Asian stocks rise as Wall Street extends record week, traders eye Fed policy
Markets mostly higher across Asia as U.S. equities near record highs amid expectations of further rate cuts; bonds, energy, and currencies move in response to policy outlook.

Asian shares were broadly higher Monday, extending the optimism from Wall Street’s record week as investors priced in the prospect of continued Federal Reserve rate cuts and a gradual path for central-bank action. In Tokyo, Japan, the Nikkei 225 jumped about 1.5% in morning trading to 45,729.33, rebounding from a late-week dip tied to concerns over potential Bank of Japan sales of its holdings. Market participants treated any BOJ move as likely to unfold gradually, easing some nerves that had followed the lender’s signaling of possible asset sales.
Australia’s S&P/ASX 200 rose 0.4% to 8,811.10, while South Korea’s Kospi gained 0.8% to 3,472.82. Hong Kong’s Hang Seng slipped 0.9% to 26,306.60, and China’s Shanghai Composite was little changed, nudging up less than 0.1% to 3,821.83 as traders weighed policy and growth signals from the world’s second-largest economy. In the United States, benchmarks closed last week with fresh records as the market anticipated further rate reductions from the Fed.
The S&P 500 rose 0.5% to 6,664.36, marking a sixth weekly gain in seven weeks on a rolling basis. The Dow Jones Industrial Average added 172 points, or 0.4%, to 46,315.27, and the Nasdaq composite climbed 0.7% to 22,631.48. All three indices finished the week at all-time highs for a second straight session, a run supported by expectations that the Fed will continue to cut rates to bolster the economy. The central bank delivered its first rate cut of the year last Wednesday, reinforcing the view that borrowing costs may be trimmed again if inflation cooperates and the labor market cools.
If the Fed sustains its planned rate cuts, housing and related sectors could receive an additional lift, offering a potential tailwind for financial markets. Yet investors remain wary that the pace and magnitude of forthcoming cuts could disappoint if inflation does not ease as quickly as hoped or if the central bank signals a slower pace. As traders monitor Fed communications and speeches scheduled this week, they will parse any clues about the trajectory of policy in the months ahead, including how much rate relief might be priced in by equity and bond markets. Jay Woods, chief market strategist at Freedom Capital Markets, cautioned that the market’s momentum can feel relentless but warned against assuming uninterrupted gains: "Every time the market seems to be running out of momentum, it fools most of us by pushing to higher heights. As traders continue to monitor new highs on a daily basis, they are really focused on what Fed officials will have to say as they make the speaking rounds this week."

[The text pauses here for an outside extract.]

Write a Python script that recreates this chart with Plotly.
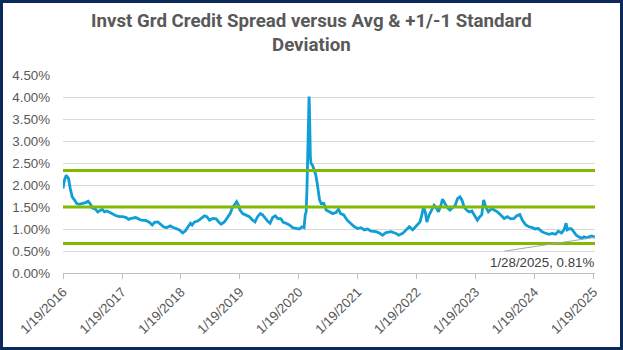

In the bond market, the yield on the benchmark 10-year Treasury note edged up to around 4.12% last Friday from 4.11% late the previous session, reflecting a steady appetite for government debt alongside higher rate expectations. In energy trading, U.S. crude rose about 34 cents to $63.02 a barrel, while Brent crude, the international benchmark, added roughly 40 cents to $67.08 a barrel. In currency markets, the dollar strengthened to about 148.31 yen from 147.91 yen, and the euro traded around $1.1733 against the dollar.
Further supporting the policy backdrop, Fed officials have signaled more rate cuts are likely this year and next, though concrete timing remains subject to inflation progress and employment data. Fed Chair Jerome Powell said last week that the central bank may have to move quickly if inflation remains stubbornly high even as job growth slows, a nuance that keeps traders watching for fresh cues on the balance between growth and price pressures. As the week unfolds, market participants will also weigh how ongoing tariffs and external pressures could shape inflation trajectories and demand for risk assets.